Exercise input:
+--

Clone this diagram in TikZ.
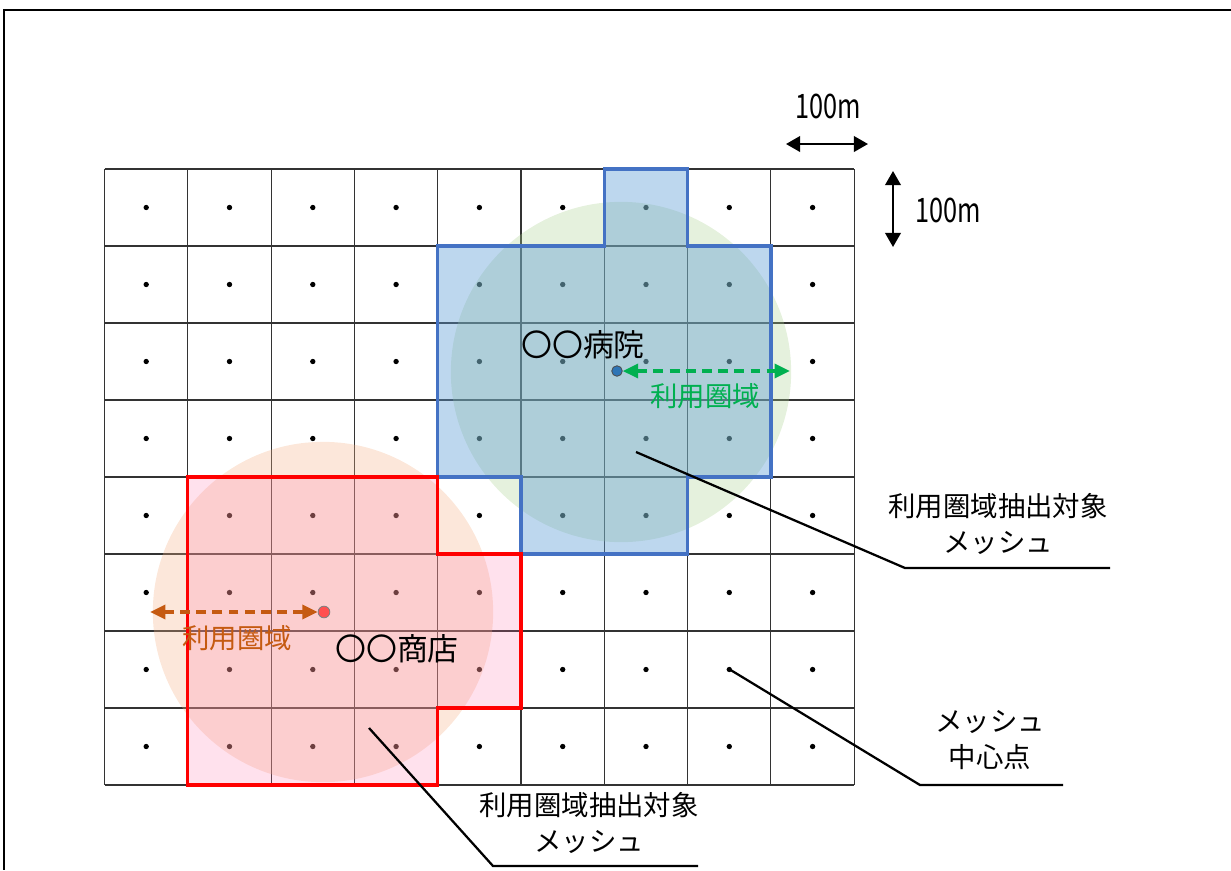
\documentclass[tikz,border=0pt]{standalone}
\usepackage{fontspec}
\setmainfont{Noto Sans CJK JP}
\newfontfamily\narrowfont[FakeStretch=0.75]{Noto Sans CJK JP}
\usetikzlibrary{arrows.meta}
\definecolor{hblue}{RGB}{68,114,196}
\definecolor{hfill}{RGB}{91,155,213}
\definecolor{hgreen}{RGB}{169,209,142}
\definecolor{agreen}{RGB}{0,176,80}
\definecolor{sfill}{RGB}{255,105,165}
\definecolor{sorange}{RGB}{244,177,131}
\definecolor{abrown}{RGB}{197,90,17}
\definecolor{hdotblue}{RGB}{46,117,182}
\definecolor{sdotred}{RGB}{255,80,80}

\begin{document}
\begin{tikzpicture}[x=0.025cm, y=-0.025cm,
  gridline/.style={draw=black!80, line width=0.8pt},
  reach/.style={fill opacity=0.3},
  area/.style={line width=2.3pt, line join=miter},
  hspot/.style={circle, draw=black!70, fill=hdotblue, line width=0.6pt, inner sep=0pt, minimum size=7.5pt},
  sspot/.style={circle, draw=black!50, fill=sdotred, line width=0.6pt, inner sep=0pt, minimum size=8.3pt},
  reacharrow/.style={dash pattern=on 7pt off 4.5pt, line width=2.4pt,
                     {Triangle[length=11pt,width=10pt]}-{Triangle[length=11pt,width=10pt]}},
  dimarrow/.style={line width=1.6pt, {Triangle[length=10pt,width=11pt]}-{Triangle[length=10pt,width=11pt]}},
  callout/.style={line width=1.6pt},
  lbl/.style={align=center, font=\fontsize{19.5}{26}\selectfont},
  placename/.style={font=\fontsize{22}{26}\selectfont},
  dimlbl/.style={font=\narrowfont\fontsize{24}{28}\selectfont},
]
\useasboundingbox (0,0) rectangle (1231,870);
\draw[line width=1.6pt] (1231,10) -- (4,10) -- (4,870);

\foreach \i in {0,...,9}
  \draw[gridline] ({104.5+83.3*\i},169) -- ({104.5+83.3*\i},785);
\foreach \j in {0,...,8}
  \draw[gridline] (104.5,{169+77*\j}) -- (854.2,{169+77*\j});
\foreach \i in {0,...,8}
  \foreach \j in {0,...,7}
    \fill ({146.2+83.3*\i},{207.5+77*\j}) circle (1.9pt);

\fill[reach, hgreen] (621,372) circle (121pt);
\fill[reach, sorange] (323,612) circle (121pt);

\path[area, draw=hblue, fill=hfill, fill opacity=0.4]
  (604.3,169) -- (687.6,169) -- (687.6,246) -- (770.9,246) -- (770.9,477)
  -- (687.6,477) -- (687.6,554) -- (521,554) -- (521,477) -- (437.7,477)
  -- (437.7,246) -- (604.3,246) -- cycle;
\path[area, draw=red, fill=sfill, fill opacity=0.2]
  (187.8,477) -- (437.7,477) -- (437.7,554) -- (521,554) -- (521,708)
  -- (437.7,708) -- (437.7,785) -- (187.8,785) -- cycle;

\node[hspot] (hosp) at (617,371) {};
\node[sspot] (shop) at (324,612) {};
\coordinate (hreach) at (790,371);
\coordinate (sreach) at (150,612);
\draw[reacharrow, agreen] (hosp) -- (hreach);
\draw[reacharrow, abrown] (shop) -- (sreach);

\node[placename] (hospname) at (583,345) {〇〇病院};
\node[placename] (shopname) at (397,649) {〇〇商店};
\node[lbl, text=agreen] (hlabel) at (705,396) {利用圏域};
\node[lbl, text=abrown] (slabel) at (237,638) {利用圏域};

\coordinate (dl) at (786,144);
\coordinate (dr) at (868,144);
\draw[dimarrow] (dl) -- (dr);
\node[dimlbl] (dimx) at (828,106) {100m};
\coordinate (dt) at (893,171);
\coordinate (db) at (893,247);
\draw[dimarrow] (dt) -- (db);
\node[dimlbl] (dimy) at (948,210) {100m};

\node[lbl] (hmesh) at (998,524) {利用圏域抽出対象\\メッシュ};
\coordinate (hm0) at (636,452);
\coordinate (hm1) at (905,568);
\coordinate (hm2) at (1110,568);
\draw[callout] (hm0) -- (hm1) -- (hm2);

\node[lbl] (smesh) at (589,823) {利用圏域抽出対象\\メッシュ};
\coordinate (sm0) at (369,728);
\coordinate (sm1) at (493,866);
\coordinate (sm2) at (698,866);
\draw[callout] (sm0) -- (sm1) -- (sm2);

\node[lbl] (centre) at (990,740) {メッシュ\\中心点};
\coordinate (cp0) at (729,669);
\coordinate (cp1) at (920,785);
\coordinate (cp2) at (1063,785);
\draw[callout] (cp0) -- (cp1) -- (cp2);
\end{tikzpicture}
\end{document}
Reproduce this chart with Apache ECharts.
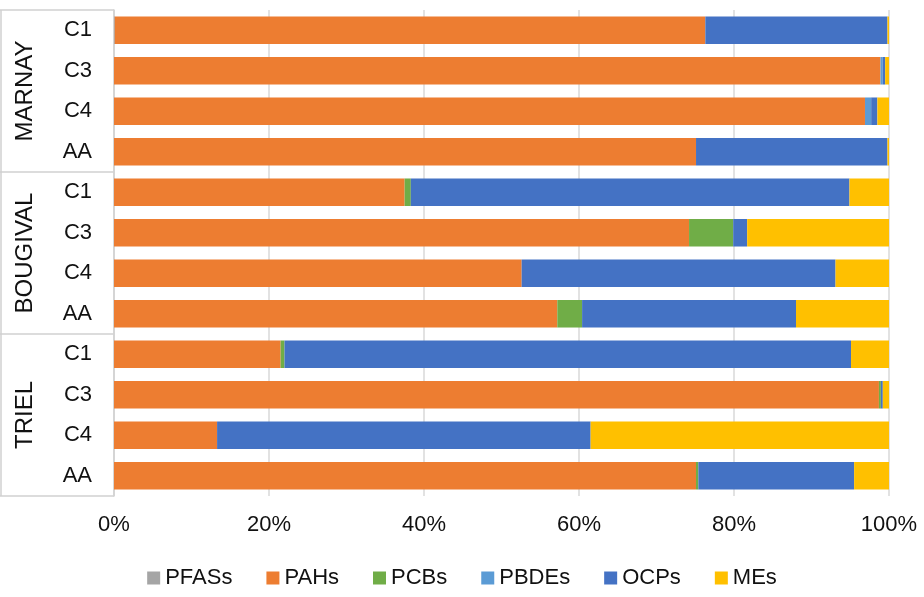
<!DOCTYPE html>
<html>
<head>
<meta charset="utf-8">
<script src="https://cdn.jsdelivr.net/npm/echarts@6/dist/echarts.min.js"></script>
<style>
  html, body { margin: 0; padding: 0; background: #fff; }
  #main { width: 924px; height: 597px; }
</style>
</head>
<body>
<div id="main"></div>
<script>
// categories, top to bottom
var sites = ['MARNAY', 'BOUGIVAL', 'TRIEL'];
var samples = ['C1', 'C3', 'C4', 'AA'];
var names = ['PFASs', 'PAHs', 'PCBs', 'PBDEs', 'OCPs', 'MEs'];
var colors = ['#A5A5A5', '#ED7D31', '#70AD47', '#5B9BD5', '#4472C4', '#FFC000'];

// percentages, order: MARNAY C1..AA, BOUGIVAL C1..AA, TRIEL C1..AA
var pfas = [0.1, 0, 0, 0, 0, 0, 0, 0, 0, 0, 0, 0];
var pahs = [76.2, 98.9, 96.9, 75.1, 37.5, 74.2, 52.6, 57.2, 21.5, 98.7, 13.3, 75.1];
var pcbs = [0, 0, 0, 0, 0.8, 5.7, 0, 3.2, 0.5, 0.25, 0, 0.3];
var pbdes = [0, 0.3, 0.8, 0, 0, 0, 0, 0, 0, 0, 0, 0];
var ocps = [23.5, 0.3, 0.8, 24.7, 56.6, 1.8, 40.5, 27.6, 73.1, 0.25, 48.2, 20.1];
var mes = [0.2, 0.5, 1.5, 0.2, 5.1, 18.3, 6.9, 12.0, 4.9, 0.8, 38.5, 4.5];

var values = [pfas, pahs, pcbs, pbdes, ocps, mes];

var cats = [];
sites.forEach(function (s) {
    samples.forEach(function (c) { cats.push(s + '|' + c); });
});

var FONT = '"Liberation Sans", Arial, sans-serif';
var gridLeft = 114, gridTop = 10, gridW = 775, gridH = 486;

var myChart = echarts.init(document.getElementById('main'));

var series = names.map(function (n, i) {
    return {
        name: n,
        type: 'bar',
        stack: 'total',
        barCategoryGap: '32%',
        itemStyle: { color: colors[i] },
        data: values[i]
    };
});

// group labels and separator lines on the left
var graphics = [];
var groupH = gridH / sites.length;
for (var g = 0; g <= sites.length; g++) {
    graphics.push({
        type: 'line',
        shape: { x1: 0, y1: gridTop + g * groupH, x2: gridLeft, y2: gridTop + g * groupH },
        style: { stroke: '#d0d0d0', lineWidth: 1.5 }
    });
}
graphics.push({
    type: 'line',
    shape: { x1: 1, y1: gridTop, x2: 1, y2: gridTop + gridH },
    style: { stroke: '#d0d0d0', lineWidth: 1.5 }
});
sites.forEach(function (s, i) {
    graphics.push({
        type: 'text',
        x: 25,
        y: gridTop + (i + 0.5) * groupH,
        rotation: Math.PI / 2,
        style: {
            text: s,
            font: '24px ' + FONT,
            fill: '#111',
            align: 'center',
            verticalAlign: 'middle'
        }
    });
});

var option = {
    animation: false,
    backgroundColor: '#fff',
    grid: { left: gridLeft, top: gridTop, width: gridW, height: gridH },
    legend: {
        data: names,
        bottom: 3,
        left: 'center',
        itemWidth: 13,
        itemHeight: 13,
        itemGap: 34,
        icon: 'rect',
        textStyle: { fontSize: 22, fontFamily: FONT, color: '#111' }
    },
    xAxis: {
        type: 'value',
        min: 0,
        max: 100,
        interval: 20,
        axisLine: { show: false },
        axisTick: { show: false },
        splitLine: { lineStyle: { color: '#d9d9d9', width: 1.5 } },
        axisLabel: {
            formatter: '{value}%',
            fontSize: 22,
            margin: 18,
            fontFamily: FONT,
            color: '#111'
        }
    },
    yAxis: {
        type: 'category',
        inverse: true,
        data: cats,
        axisLine: { show: true, lineStyle: { color: '#d0d0d0', width: 1.5 } },
        axisTick: { show: false },
        axisLabel: {
            formatter: function (v) { return v.split('|')[1]; },
            fontSize: 22,
            margin: 22,
            fontFamily: FONT,
            color: '#111'
        }
    },
    series: series,
    graphic: graphics
};

myChart.setOption(option);
</script>
</body>
</html>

+--

Problem details: Copy out each line that contains the word "this".

Reply to the exercise:
Clone this diagram in TikZ.
Reproduce this chart with Apache ECharts.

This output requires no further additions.